Stored data:
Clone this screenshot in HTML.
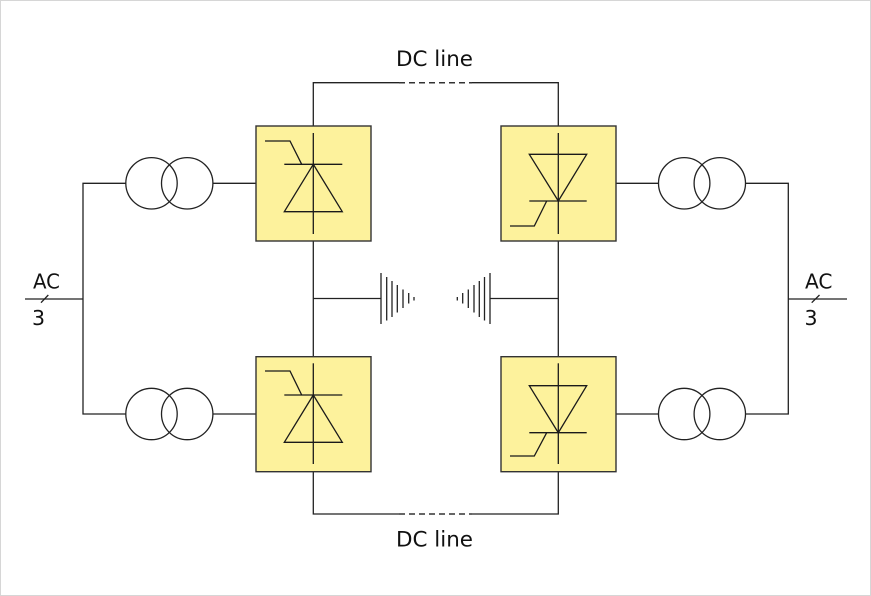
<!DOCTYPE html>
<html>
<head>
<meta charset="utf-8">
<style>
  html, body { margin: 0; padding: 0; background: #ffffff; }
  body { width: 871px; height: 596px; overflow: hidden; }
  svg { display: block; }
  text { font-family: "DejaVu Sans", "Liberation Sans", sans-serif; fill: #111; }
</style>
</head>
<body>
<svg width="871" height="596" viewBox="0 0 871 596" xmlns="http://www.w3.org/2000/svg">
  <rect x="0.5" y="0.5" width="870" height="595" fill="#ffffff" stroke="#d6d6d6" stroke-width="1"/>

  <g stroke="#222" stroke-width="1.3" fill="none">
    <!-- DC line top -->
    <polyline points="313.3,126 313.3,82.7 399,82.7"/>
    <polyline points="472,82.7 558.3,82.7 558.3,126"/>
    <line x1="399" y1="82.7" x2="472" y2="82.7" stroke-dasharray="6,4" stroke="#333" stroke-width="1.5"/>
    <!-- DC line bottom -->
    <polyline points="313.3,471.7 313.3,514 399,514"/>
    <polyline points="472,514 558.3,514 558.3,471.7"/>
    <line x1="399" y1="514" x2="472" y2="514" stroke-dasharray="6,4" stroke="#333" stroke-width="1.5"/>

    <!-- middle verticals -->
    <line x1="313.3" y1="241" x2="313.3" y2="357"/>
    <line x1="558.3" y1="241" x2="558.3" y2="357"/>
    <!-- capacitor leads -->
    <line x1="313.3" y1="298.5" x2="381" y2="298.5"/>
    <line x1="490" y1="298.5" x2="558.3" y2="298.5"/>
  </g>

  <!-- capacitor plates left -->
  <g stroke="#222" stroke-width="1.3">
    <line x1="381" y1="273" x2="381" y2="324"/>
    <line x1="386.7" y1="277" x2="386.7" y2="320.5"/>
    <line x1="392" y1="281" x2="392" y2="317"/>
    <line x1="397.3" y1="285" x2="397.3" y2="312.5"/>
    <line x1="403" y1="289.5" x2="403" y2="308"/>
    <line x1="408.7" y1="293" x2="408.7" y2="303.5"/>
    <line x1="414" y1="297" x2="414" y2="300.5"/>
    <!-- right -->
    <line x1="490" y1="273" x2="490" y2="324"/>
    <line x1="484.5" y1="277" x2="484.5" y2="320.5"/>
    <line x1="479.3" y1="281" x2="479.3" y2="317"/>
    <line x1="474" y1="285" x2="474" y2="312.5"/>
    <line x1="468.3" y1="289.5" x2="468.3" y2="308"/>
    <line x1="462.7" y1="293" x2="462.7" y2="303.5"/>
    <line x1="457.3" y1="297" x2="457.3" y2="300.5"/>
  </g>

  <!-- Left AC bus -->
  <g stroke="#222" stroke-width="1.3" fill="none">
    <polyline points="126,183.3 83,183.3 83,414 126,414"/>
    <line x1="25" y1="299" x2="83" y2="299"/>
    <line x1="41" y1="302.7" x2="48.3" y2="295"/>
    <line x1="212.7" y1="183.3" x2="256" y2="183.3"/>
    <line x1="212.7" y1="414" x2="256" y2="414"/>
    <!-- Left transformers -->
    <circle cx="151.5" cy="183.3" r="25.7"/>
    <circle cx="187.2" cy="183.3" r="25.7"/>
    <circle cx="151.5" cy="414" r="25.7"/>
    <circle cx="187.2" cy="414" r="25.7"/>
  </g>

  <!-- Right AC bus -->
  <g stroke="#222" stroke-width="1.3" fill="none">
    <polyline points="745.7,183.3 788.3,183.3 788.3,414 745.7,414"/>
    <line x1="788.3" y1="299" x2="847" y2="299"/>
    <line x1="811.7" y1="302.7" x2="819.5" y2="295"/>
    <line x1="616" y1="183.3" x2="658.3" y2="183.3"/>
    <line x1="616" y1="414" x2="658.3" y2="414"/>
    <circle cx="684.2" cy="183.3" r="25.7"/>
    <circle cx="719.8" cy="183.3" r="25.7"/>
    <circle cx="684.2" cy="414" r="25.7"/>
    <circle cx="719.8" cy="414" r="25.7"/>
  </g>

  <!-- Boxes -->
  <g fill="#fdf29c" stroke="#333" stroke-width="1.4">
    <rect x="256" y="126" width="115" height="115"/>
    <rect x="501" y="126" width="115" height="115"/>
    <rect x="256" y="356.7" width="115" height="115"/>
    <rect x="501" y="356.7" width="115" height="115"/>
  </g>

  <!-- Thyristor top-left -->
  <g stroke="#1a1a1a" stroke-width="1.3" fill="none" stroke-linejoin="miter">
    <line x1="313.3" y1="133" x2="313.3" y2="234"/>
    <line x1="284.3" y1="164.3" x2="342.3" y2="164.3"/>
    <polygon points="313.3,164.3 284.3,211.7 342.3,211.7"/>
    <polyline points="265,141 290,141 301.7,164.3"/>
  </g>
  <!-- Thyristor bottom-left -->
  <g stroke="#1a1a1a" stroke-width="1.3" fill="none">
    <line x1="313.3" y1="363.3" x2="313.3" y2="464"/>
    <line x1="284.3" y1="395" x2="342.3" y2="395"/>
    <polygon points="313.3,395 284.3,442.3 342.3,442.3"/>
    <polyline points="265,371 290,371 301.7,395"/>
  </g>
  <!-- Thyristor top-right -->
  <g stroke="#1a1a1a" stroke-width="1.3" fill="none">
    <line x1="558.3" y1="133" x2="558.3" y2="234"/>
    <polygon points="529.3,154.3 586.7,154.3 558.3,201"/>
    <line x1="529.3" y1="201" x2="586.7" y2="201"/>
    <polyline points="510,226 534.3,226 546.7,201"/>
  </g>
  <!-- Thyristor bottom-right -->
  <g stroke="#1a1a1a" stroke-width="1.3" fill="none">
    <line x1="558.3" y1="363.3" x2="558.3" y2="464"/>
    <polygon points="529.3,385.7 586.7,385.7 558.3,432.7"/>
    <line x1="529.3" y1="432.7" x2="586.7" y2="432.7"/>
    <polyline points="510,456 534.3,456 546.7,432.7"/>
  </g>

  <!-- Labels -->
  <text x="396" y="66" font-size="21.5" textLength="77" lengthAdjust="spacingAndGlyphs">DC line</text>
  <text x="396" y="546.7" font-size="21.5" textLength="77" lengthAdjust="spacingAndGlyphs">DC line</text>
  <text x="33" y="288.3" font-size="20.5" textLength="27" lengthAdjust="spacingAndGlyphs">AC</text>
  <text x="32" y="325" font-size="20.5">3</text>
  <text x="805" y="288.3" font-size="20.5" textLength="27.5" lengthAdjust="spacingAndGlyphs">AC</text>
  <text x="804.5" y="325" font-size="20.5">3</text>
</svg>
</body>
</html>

Task instructions: Go through the data above and transcribe it in full, omitting any image.

Result for this exercise:
Clone this screenshot in HTML.
<!DOCTYPE html>
<html>
<head>
<meta charset="utf-8">
<style>
  html, body { margin: 0; padding: 0; background: #ffffff; }
  body { width: 871px; height: 596px; overflow: hidden; }
  svg { display: block; }
  text { font-family: "DejaVu Sans", "Liberation Sans", sans-serif; fill: #111; }
</style>
</head>
<body>
<svg width="871" height="596" viewBox="0 0 871 596" xmlns="http://www.w3.org/2000/svg">
  <rect x="0.5" y="0.5" width="870" height="595" fill="#ffffff" stroke="#d6d6d6" stroke-width="1"/>

  <g stroke="#222" stroke-width="1.3" fill="none">
    <!-- DC line top -->
    <polyline points="313.3,126 313.3,82.7 399,82.7"/>
    <polyline points="472,82.7 558.3,82.7 558.3,126"/>
    <line x1="399" y1="82.7" x2="472" y2="82.7" stroke-dasharray="6,4" stroke="#333" stroke-width="1.5"/>
    <!-- DC line bottom -->
    <polyline points="313.3,471.7 313.3,514 399,514"/>
    <polyline points="472,514 558.3,514 558.3,471.7"/>
    <line x1="399" y1="514" x2="472" y2="514" stroke-dasharray="6,4" stroke="#333" stroke-width="1.5"/>

    <!-- middle verticals -->
    <line x1="313.3" y1="241" x2="313.3" y2="357"/>
    <line x1="558.3" y1="241" x2="558.3" y2="357"/>
    <!-- capacitor leads -->
    <line x1="313.3" y1="298.5" x2="381" y2="298.5"/>
    <line x1="490" y1="298.5" x2="558.3" y2="298.5"/>
  </g>

  <!-- capacitor plates left -->
  <g stroke="#222" stroke-width="1.3">
    <line x1="381" y1="273" x2="381" y2="324"/>
    <line x1="386.7" y1="277" x2="386.7" y2="320.5"/>
    <line x1="392" y1="281" x2="392" y2="317"/>
    <line x1="397.3" y1="285" x2="397.3" y2="312.5"/>
    <line x1="403" y1="289.5" x2="403" y2="308"/>
    <line x1="408.7" y1="293" x2="408.7" y2="303.5"/>
    <line x1="414" y1="297" x2="414" y2="300.5"/>
    <!-- right -->
    <line x1="490" y1="273" x2="490" y2="324"/>
    <line x1="484.5" y1="277" x2="484.5" y2="320.5"/>
    <line x1="479.3" y1="281" x2="479.3" y2="317"/>
    <line x1="474" y1="285" x2="474" y2="312.5"/>
    <line x1="468.3" y1="289.5" x2="468.3" y2="308"/>
    <line x1="462.7" y1="293" x2="462.7" y2="303.5"/>
    <line x1="457.3" y1="297" x2="457.3" y2="300.5"/>
  </g>

  <!-- Left AC bus -->
  <g stroke="#222" stroke-width="1.3" fill="none">
    <polyline points="126,183.3 83,183.3 83,414 126,414"/>
    <line x1="25" y1="299" x2="83" y2="299"/>
    <line x1="41" y1="302.7" x2="48.3" y2="295"/>
    <line x1="212.7" y1="183.3" x2="256" y2="183.3"/>
    <line x1="212.7" y1="414" x2="256" y2="414"/>
    <!-- Left transformers -->
    <circle cx="151.5" cy="183.3" r="25.7"/>
    <circle cx="187.2" cy="183.3" r="25.7"/>
    <circle cx="151.5" cy="414" r="25.7"/>
    <circle cx="187.2" cy="414" r="25.7"/>
  </g>

  <!-- Right AC bus -->
  <g stroke="#222" stroke-width="1.3" fill="none">
    <polyline points="745.7,183.3 788.3,183.3 788.3,414 745.7,414"/>
    <line x1="788.3" y1="299" x2="847" y2="299"/>
    <line x1="811.7" y1="302.7" x2="819.5" y2="295"/>
    <line x1="616" y1="183.3" x2="658.3" y2="183.3"/>
    <line x1="616" y1="414" x2="658.3" y2="414"/>
    <circle cx="684.2" cy="183.3" r="25.7"/>
    <circle cx="719.8" cy="183.3" r="25.7"/>
    <circle cx="684.2" cy="414" r="25.7"/>
    <circle cx="719.8" cy="414" r="25.7"/>
  </g>

  <!-- Boxes -->
  <g fill="#fdf29c" stroke="#333" stroke-width="1.4">
    <rect x="256" y="126" width="115" height="115"/>
    <rect x="501" y="126" width="115" height="115"/>
    <rect x="256" y="356.7" width="115" height="115"/>
    <rect x="501" y="356.7" width="115" height="115"/>
  </g>

  <!-- Thyristor top-left -->
  <g stroke="#1a1a1a" stroke-width="1.3" fill="none" stroke-linejoin="miter">
    <line x1="313.3" y1="133" x2="313.3" y2="234"/>
    <line x1="284.3" y1="164.3" x2="342.3" y2="164.3"/>
    <polygon points="313.3,164.3 284.3,211.7 342.3,211.7"/>
    <polyline points="265,141 290,141 301.7,164.3"/>
  </g>
  <!-- Thyristor bottom-left -->
  <g stroke="#1a1a1a" stroke-width="1.3" fill="none">
    <line x1="313.3" y1="363.3" x2="313.3" y2="464"/>
    <line x1="284.3" y1="395" x2="342.3" y2="395"/>
    <polygon points="313.3,395 284.3,442.3 342.3,442.3"/>
    <polyline points="265,371 290,371 301.7,395"/>
  </g>
  <!-- Thyristor top-right -->
  <g stroke="#1a1a1a" stroke-width="1.3" fill="none">
    <line x1="558.3" y1="133" x2="558.3" y2="234"/>
    <polygon points="529.3,154.3 586.7,154.3 558.3,201"/>
    <line x1="529.3" y1="201" x2="586.7" y2="201"/>
    <polyline points="510,226 534.3,226 546.7,201"/>
  </g>
  <!-- Thyristor bottom-right -->
  <g stroke="#1a1a1a" stroke-width="1.3" fill="none">
    <line x1="558.3" y1="363.3" x2="558.3" y2="464"/>
    <polygon points="529.3,385.7 586.7,385.7 558.3,432.7"/>
    <line x1="529.3" y1="432.7" x2="586.7" y2="432.7"/>
    <polyline points="510,456 534.3,456 546.7,432.7"/>
  </g>

  <!-- Labels -->
  <text x="396" y="66" font-size="21.5" textLength="77" lengthAdjust="spacingAndGlyphs">DC line</text>
  <text x="396" y="546.7" font-size="21.5" textLength="77" lengthAdjust="spacingAndGlyphs">DC line</text>
  <text x="33" y="288.3" font-size="20.5" textLength="27" lengthAdjust="spacingAndGlyphs">AC</text>
  <text x="32" y="325" font-size="20.5">3</text>
  <text x="805" y="288.3" font-size="20.5" textLength="27.5" lengthAdjust="spacingAndGlyphs">AC</text>
  <text x="804.5" y="325" font-size="20.5">3</text>
</svg>
</body>
</html>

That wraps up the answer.